Hiroshi Watanabe
The S&P 500’s Information Technology sector (NYSEARCA:XLK) saw growth in the last quarter amid easing geopolitical tensions and reduced concerns regarding the potential inflationary impact of Trump’s tariff policies.
The tech sector, which holds the highest weightage on the S&P 500, gained more than 21% in the quarter, outperforming the broader market, which grew more than 10% in the past three months.
With high-profile names such as Nvidia (NASDAQ:NVDA), Microsoft (NASDAQ:MSFT), and Apple (NASDAQ:AAPL), the information technology sector was able to move past the earlier volatility, gaining more than 10% so far this year.
The S&P 500’s tech sector had a rough start to the year after a Chinese startup announced the launch of DeepSeek, which rattled tech stocks after it unveiled its AI model R1.
The sector saw further decline after Trump announced his reciprocal tariffs, hitting key nations in the semiconductor supply chain, which led to considerable losses for certain chip stocks.
However, XLK rebounded strongly in the last quarter, fueled by robust AI demand, strong earnings, and easing trade tensions with China.
According to Seeking Alpha’s Quant rating system, the sector has an average health score of 3.27. The system awards grades based on quantitative measures, like valuation, earnings growth, and recent stock performance. The highest possible score for any individual company is a 5.
Among individual companies in the tech sector, six stocks were rated as BUY or higher based on their Quant ratings, 60 stocks were rated NEUTRAL, and two stocks were considered SELL or lower.

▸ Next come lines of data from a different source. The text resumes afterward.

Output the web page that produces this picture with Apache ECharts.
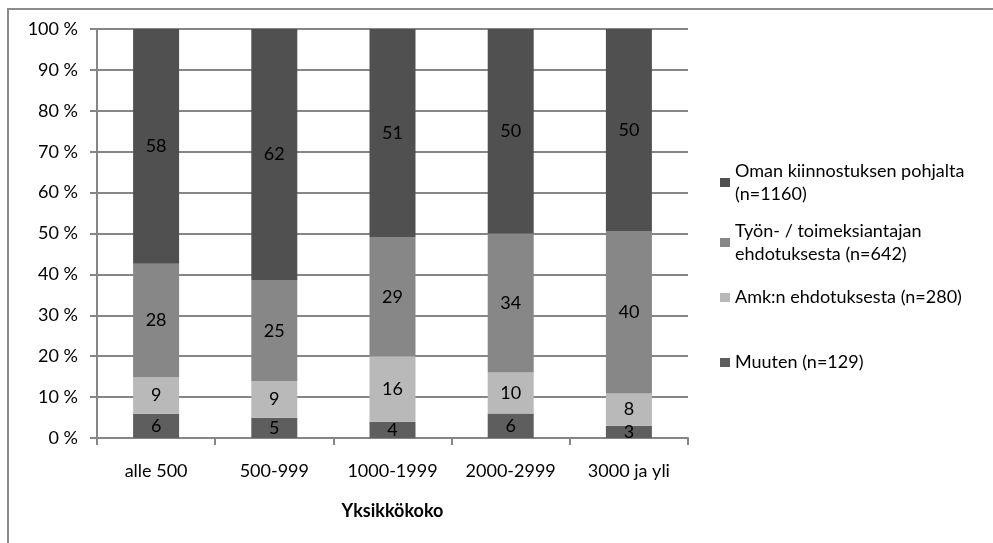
<!DOCTYPE html>
<html><head><meta charset="utf-8">
<script src="https://cdn.jsdelivr.net/npm/echarts@6/dist/echarts.min.js"></script>
<style>html,body{margin:0;padding:0;background:#fff}#c{width:993px;height:543px}</style>
</head><body><div id="c"></div>
<script>
const categories = ['alle 500', '500-999', '1000-1999', '2000-2999', '3000 ja yli'];
const muuten = [6, 5, 4, 6, 3];
const amk = [9, 9, 16, 10, 8];
const tyon = [28, 25, 29, 34, 40];
const oman = [58, 62, 51, 50, 50];
const seriesNames = ['Muuten (n=129)', 'Amk:n ehdotuksesta (n=280)', 'Työn- / toimeksiantajan\nehdotuksesta (n=642)', 'Oman kiinnostuksen pohjalta\n(n=1160)'];
const yTicks = ['0 %','10 %','20 %','30 %','40 %','50 %','60 %','70 %','80 %','90 %','100 %'];

const raw = [muuten, amk, tyon, oman];
const colors = ['#5e5e5e', '#b9b9b9', '#878787', '#505050'];
const totals = categories.map((_, i) => raw.reduce((s, a) => s + a[i], 0));
const font = 'Lato, Liberation Sans, Arial, sans-serif';
const fs = 18;

const series = raw.map((arr, k) => ({
  name: seriesNames[k],
  type: 'bar',
  stack: 's',
  barWidth: 46,
  itemStyle: { color: colors[k] },
  label: {
    show: true, position: 'inside', color: '#000', fontSize: fs, fontFamily: font,
    formatter: p => String(arr[p.dataIndex])
  },
  data: arr.map((v, i) => v / totals[i] * 100)
}));

const legendTops = [351, 286, 222, 162];
const legends = seriesNames.map((n, k) => ({
  data: [n], left: 720, top: legendTops[k], orient: 'vertical',
  itemWidth: 10, itemHeight: 9, itemGap: 0, icon: 'rect', padding: 0,
  textStyle: {
    fontSize: fs, fontFamily: font, color: '#000', lineHeight: 23,
    padding: n.indexOf('\n') >= 0 ? [0, 0, -23, 0] : 0
  }
}));

const chart = echarts.init(document.getElementById('c'));
chart.setOption({
  animation: false,
  graphic: [{ type: 'polyline', shape: { points: [[8, 543], [8, 9], [993, 9]] }, style: { stroke: '#8c8c8c', lineWidth: 2, fill: null } }],
  grid: { left: 97, right: 305, top: 29, bottom: 105 },
  legend: legends,
  xAxis: {
    type: 'category', data: categories,
    name: 'Yksikkökoko', nameLocation: 'middle', nameGap: 64,
    nameTextStyle: { fontWeight: 'bold', fontSize: fs, fontFamily: font, color: '#000' },
    axisLine: { lineStyle: { color: '#868686', width: 2 } },
    axisTick: { show: true, length: 7, lineStyle: { color: '#868686', width: 2 } },
    axisLabel: { fontSize: fs, fontFamily: font, color: '#000', margin: 24 }
  },
  yAxis: {
    type: 'value', min: 0, max: 100, interval: 10,
    axisLine: { show: true, lineStyle: { color: '#868686', width: 2 } },
    axisTick: { show: true, length: 7, lineStyle: { color: '#868686', width: 2 } },
    splitLine: { lineStyle: { color: '#868686', width: 2 } },
    axisLabel: { fontSize: fs, fontFamily: font, color: '#000', margin: 19, formatter: v => yTicks[Math.round(v / 10)] }
  },
  series: series
});
</script></body></html>
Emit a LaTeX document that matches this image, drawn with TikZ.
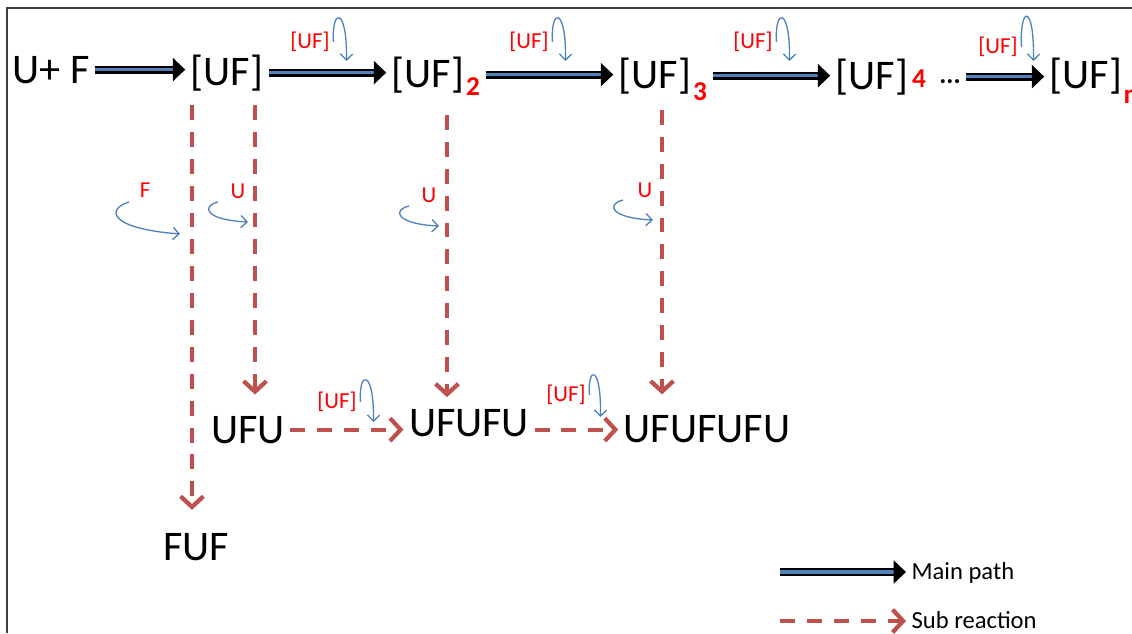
\documentclass[tikz,border=0pt]{standalone}
\usepackage{fontspec}
\setmainfont{Carlito}
\usetikzlibrary{arrows.meta}
\definecolor{mainblue}{RGB}{79,129,189}
\definecolor{subred}{RGB}{192,80,77}
\definecolor{framegray}{RGB}{64,64,64}
\tikzset{mainpath/.style={draw=black, line width=1.3pt, double=mainblue,
    double distance=2.1pt, -{Triangle[length=7pt,width=13pt]}},
  subpath/.style={draw=subred, line width=2.4pt,
    dash pattern=on 8.5pt off 6.8pt,
    -{Straight Barb[length=6pt,width=13pt]}},
  addloop/.style={draw=mainblue, line width=0.75pt,
    -{Straight Barb[length=3.5pt,width=7pt]}}}

\begin{document}
\begin{tikzpicture}[x=0.02cm, y=-0.02cm, font=\fontsize{24}{28}\selectfont,
    species/.style={inner sep=3pt, anchor=base},
    idx/.style={text=red, font=\fontsize{15.5}{18}\selectfont\bfseries,
      inner sep=3pt, anchor=base},
    monomer/.style={text=red, font=\fontsize{13}{15}\selectfont, inner sep=2pt},
    keytext/.style={font=\fontsize{14}{16}\selectfont, inner sep=3pt,
      anchor=base west}]
  \useasboundingbox (0,0) rectangle (1132,633);
  \draw[framegray, line width=1pt] (7,633) -- (7,8) -- (1132,8);

  % main path
  \node[species] (uf0) at (51,83) {U+ F};
  \node[species] (uf1) at (227,85) {[UF]};
  \node[species] (uf2) at (428,87) {[UF]};
  \node[idx] (n2) at (473,95) {2};
  \node[species] (uf3) at (655,88) {[UF]};
  \node[idx] (n3) at (700,100) {3};
  \node[species] (uf4) at (872,89) {[UF]};
  \node[idx] (n4) at (919,87) {4};
  \node[species, font=\fontsize{16}{18}\selectfont] (dots) at (950,89)
    {\textperiodcentered\textperiodcentered\textperiodcentered};
  \node[species] (ufn) at (1086,88) {[UF]};
  \node[idx] (nn) at (1131,103) {n};

  \draw[mainpath] (uf0.east) -- (uf0.east -| uf1.west);
  \draw[mainpath] (uf1.east) -- (uf1.east -| uf2.west);
  \draw[mainpath] (n2.east |- uf2.east) -- (uf2.east -| uf3.west);
  \draw[mainpath] (n3.east |- uf3.east) -- (uf3.east -| uf4.west);
  \draw[mainpath] (dots.east |- uf4.east) -- (uf4.east -| ufn.west);

  \node[monomer] (m1) at (310,42) {[UF]};
  \node[monomer] (m2) at (529,42) {[UF]};
  \node[monomer] (m3) at (753,42) {[UF]};
  \node[monomer] (m4) at (998,47) {[UF]};
  \draw[addloop] (m1.east) .. controls +(-2,-35) and +(1,-54) .. +(13,19);
  \draw[addloop] (m2.east) .. controls +(-2,-35) and +(1,-54) .. +(13,19);
  \draw[addloop] (m3.east) .. controls +(-2,-35) and +(1,-54) .. +(13,19);
  \draw[addloop] (m4.east) .. controls +(-2,-42) and +(1,-58) .. +(12,14);

  % side products
  \node[species] (fuf) at (196,560) {FUF};
  \node[species] (ufu) at (248,443) {UFU};
  \node[species] (ufufu) at (469,436) {UFUFU};
  \node[species] (ufufufu) at (707,442) {UFUFUFU};

  \coordinate (d1) at (192,105);
  \coordinate (d2) at (255,105);
  \coordinate (d3) at (447,115);
  \coordinate (d4) at (662,110);
  \draw[subpath, shorten >=10pt] (d1) -- (d1 |- fuf.north);
  \draw[subpath, shorten >=9pt] (d2) -- (d2 |- ufu.north);
  \draw[subpath, shorten >=3.5pt] (d3) -- (d3 |- ufufu.north);
  \draw[subpath, shorten >=8.5pt] (d4) -- (d4 |- ufufufu.north);
  \draw[subpath] (ufu.east) -- (ufu.east -| ufufu.west);
  \draw[subpath] (ufufu.east |- ufu.east) -- (ufu.east -| ufufufu.west);

  \node[monomer] (lf) at (145,190) {F};
  \node[monomer] (lu1) at (238,191) {U};
  \node[monomer] (lu2) at (429,195) {U};
  \node[monomer] (lu3) at (645,190) {U};
  \draw[addloop] ([shift={(-16,12)}]lf.center)
    .. controls +(-21,6) and +(-75,-6) .. +(51,32);
  \draw[addloop] ([shift={(-20,11)}]lu1.center)
    .. controls +(-17,4) and +(-43,-2) .. +(30,20);
  \draw[addloop] ([shift={(-20,11)}]lu2.center)
    .. controls +(-17,4) and +(-43,-2) .. +(30,20);
  \draw[addloop] ([shift={(-22,10)}]lu3.center)
    .. controls +(-17,4) and +(-43,-2) .. +(30,20);

  \node[monomer] (m5) at (337,402) {[UF]};
  \node[monomer] (m6) at (566,395) {[UF]};
  \draw[addloop] (m5.east) .. controls +(-2,-33) and +(1,-52) .. +(13,20);
  \draw[addloop] (m6.east) .. controls +(-2,-30) and +(1,-52) .. +(11,22);

  % legend
  \coordinate (k1) at (780,572);
  \coordinate (k2) at (780,621);
  \node[keytext] (kmain) at (906,579) {Main path};
  \node[keytext] (ksub) at (906,628) {Sub reaction};
  \draw[mainpath] (k1) -- (k1 -| kmain.west);
  \draw[subpath] (k2) -- (k2 -| ksub.west);
\end{tikzpicture}
\end{document}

Semiconductor manufacturing company Micron Technology (NASDAQ:MU) held the highest rating this quarter, with a Quant score of 4.96, followed by Seagate Technology (NASDAQ:STX) and Autodesk (NASDAQ:ADSK). These three companies owed their higher ratings to high grades in areas such as profitability, growth, and momentum.
Among some tech heavyweight names, AI giant Nvidia (NVDA) had a score of 3.40, while Microsoft (MSFT) and Apple (AAPL) had scores of 3.49 and 3.32, respectively.
Enphase Energy (NASDAQ:ENPH) was the lowest-rated stock this quarter with a score of 1.28. Analysts have warned that the earlier than expected phaseout of residential solar tax credits could sap demand and squeeze margins across the solar-tech industry.
Analysts foresee that installers and consumers will move toward cheaper hardware to offset weaker economics, placing Enphase’s premium micro-inverter margins at risk, with the company ceding market share as price becomes the primary differentiator.